[Items listed in a dataset]
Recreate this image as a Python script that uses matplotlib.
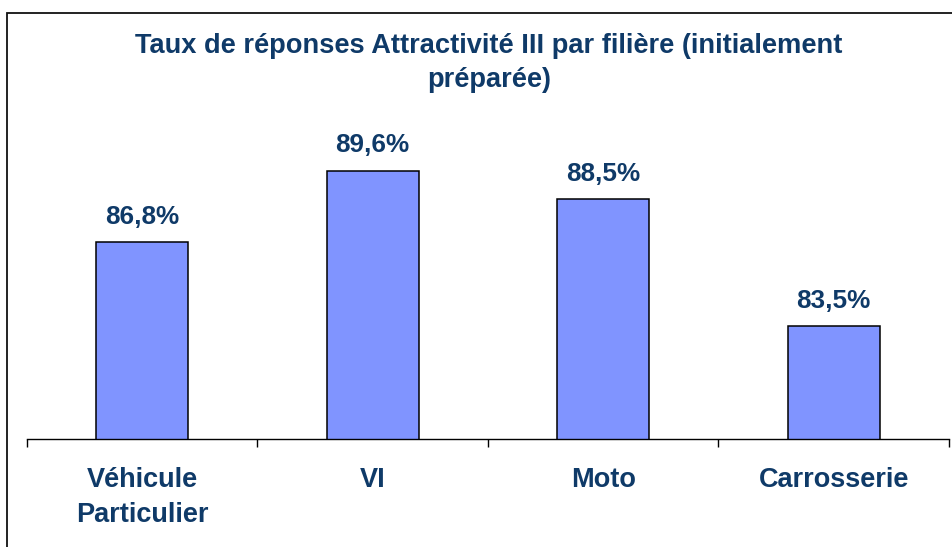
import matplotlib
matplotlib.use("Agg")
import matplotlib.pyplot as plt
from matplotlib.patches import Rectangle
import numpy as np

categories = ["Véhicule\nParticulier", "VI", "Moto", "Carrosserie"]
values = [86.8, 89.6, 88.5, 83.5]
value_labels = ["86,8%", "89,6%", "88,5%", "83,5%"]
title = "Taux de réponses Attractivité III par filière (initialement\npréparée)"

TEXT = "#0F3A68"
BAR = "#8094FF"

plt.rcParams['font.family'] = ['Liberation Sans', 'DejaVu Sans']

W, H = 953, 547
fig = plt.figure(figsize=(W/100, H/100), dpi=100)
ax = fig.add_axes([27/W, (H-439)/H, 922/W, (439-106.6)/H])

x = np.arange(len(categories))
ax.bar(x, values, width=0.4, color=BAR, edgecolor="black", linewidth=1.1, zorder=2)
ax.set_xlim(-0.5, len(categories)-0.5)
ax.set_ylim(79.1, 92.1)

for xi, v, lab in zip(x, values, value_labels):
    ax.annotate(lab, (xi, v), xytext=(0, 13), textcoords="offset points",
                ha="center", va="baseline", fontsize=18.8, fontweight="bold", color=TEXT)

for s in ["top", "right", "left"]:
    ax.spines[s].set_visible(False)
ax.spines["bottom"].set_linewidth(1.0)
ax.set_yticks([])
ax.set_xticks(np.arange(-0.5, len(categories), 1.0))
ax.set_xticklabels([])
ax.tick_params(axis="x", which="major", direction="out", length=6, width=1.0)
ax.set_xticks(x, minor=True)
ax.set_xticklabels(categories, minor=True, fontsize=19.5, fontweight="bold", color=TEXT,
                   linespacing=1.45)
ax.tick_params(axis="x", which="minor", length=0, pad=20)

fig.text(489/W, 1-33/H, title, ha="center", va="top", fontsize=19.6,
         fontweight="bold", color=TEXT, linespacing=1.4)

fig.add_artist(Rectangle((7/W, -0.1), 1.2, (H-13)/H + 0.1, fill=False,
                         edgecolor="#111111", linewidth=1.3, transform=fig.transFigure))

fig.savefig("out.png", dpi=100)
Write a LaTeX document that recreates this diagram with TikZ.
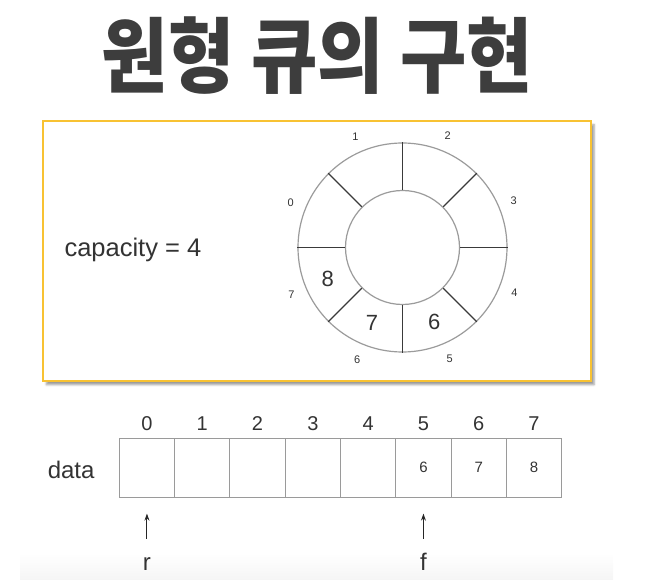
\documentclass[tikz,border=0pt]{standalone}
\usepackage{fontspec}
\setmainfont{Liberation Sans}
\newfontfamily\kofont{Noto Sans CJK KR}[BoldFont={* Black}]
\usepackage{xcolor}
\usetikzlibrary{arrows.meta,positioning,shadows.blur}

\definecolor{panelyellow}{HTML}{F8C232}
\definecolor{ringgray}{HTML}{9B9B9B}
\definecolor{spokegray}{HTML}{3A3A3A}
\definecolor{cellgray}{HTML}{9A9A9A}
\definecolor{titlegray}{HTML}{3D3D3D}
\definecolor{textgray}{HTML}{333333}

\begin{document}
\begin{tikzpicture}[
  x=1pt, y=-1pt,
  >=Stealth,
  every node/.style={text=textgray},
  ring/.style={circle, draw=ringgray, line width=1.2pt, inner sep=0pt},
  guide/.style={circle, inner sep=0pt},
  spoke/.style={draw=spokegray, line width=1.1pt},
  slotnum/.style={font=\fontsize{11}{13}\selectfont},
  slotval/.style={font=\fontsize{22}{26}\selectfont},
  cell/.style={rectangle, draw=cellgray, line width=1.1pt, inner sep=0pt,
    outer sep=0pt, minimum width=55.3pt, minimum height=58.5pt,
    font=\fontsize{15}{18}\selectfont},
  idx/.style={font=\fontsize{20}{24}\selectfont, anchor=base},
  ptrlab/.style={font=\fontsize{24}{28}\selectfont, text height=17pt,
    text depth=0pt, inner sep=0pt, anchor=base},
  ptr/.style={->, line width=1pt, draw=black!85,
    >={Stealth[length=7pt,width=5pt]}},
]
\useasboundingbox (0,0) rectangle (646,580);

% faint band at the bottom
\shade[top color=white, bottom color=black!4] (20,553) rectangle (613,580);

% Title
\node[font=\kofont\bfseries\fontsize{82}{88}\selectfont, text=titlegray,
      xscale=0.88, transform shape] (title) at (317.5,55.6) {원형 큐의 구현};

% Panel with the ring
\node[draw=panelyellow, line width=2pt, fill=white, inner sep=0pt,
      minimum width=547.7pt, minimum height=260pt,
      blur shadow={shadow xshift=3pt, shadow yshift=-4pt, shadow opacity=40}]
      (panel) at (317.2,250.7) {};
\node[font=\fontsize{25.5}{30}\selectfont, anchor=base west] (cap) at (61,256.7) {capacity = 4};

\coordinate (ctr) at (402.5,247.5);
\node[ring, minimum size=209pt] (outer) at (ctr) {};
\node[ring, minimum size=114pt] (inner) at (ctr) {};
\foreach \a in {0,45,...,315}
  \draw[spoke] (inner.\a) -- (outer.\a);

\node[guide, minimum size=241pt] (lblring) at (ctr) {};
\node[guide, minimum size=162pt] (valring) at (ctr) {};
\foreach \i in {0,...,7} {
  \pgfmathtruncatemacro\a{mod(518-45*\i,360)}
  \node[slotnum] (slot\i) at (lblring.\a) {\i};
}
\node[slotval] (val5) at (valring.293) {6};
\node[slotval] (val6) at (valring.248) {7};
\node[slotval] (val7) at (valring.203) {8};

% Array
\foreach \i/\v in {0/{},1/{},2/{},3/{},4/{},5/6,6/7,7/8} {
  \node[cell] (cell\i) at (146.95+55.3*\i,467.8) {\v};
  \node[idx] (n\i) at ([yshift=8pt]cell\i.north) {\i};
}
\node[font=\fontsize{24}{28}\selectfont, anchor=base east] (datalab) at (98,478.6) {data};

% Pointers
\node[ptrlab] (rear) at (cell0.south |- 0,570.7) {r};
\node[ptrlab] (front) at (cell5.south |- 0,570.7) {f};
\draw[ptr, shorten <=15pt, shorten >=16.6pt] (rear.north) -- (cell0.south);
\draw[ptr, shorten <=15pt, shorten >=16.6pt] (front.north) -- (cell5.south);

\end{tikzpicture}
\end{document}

» What you will do: Where a line in the entries holds "matplotlib", copy that line.

» Exercise answer:
Recreate this image as a Python script that uses matplotlib.
import matplotlib
matplotlib.use("Agg")
import matplotlib.pyplot as plt
from matplotlib.patches import Rectangle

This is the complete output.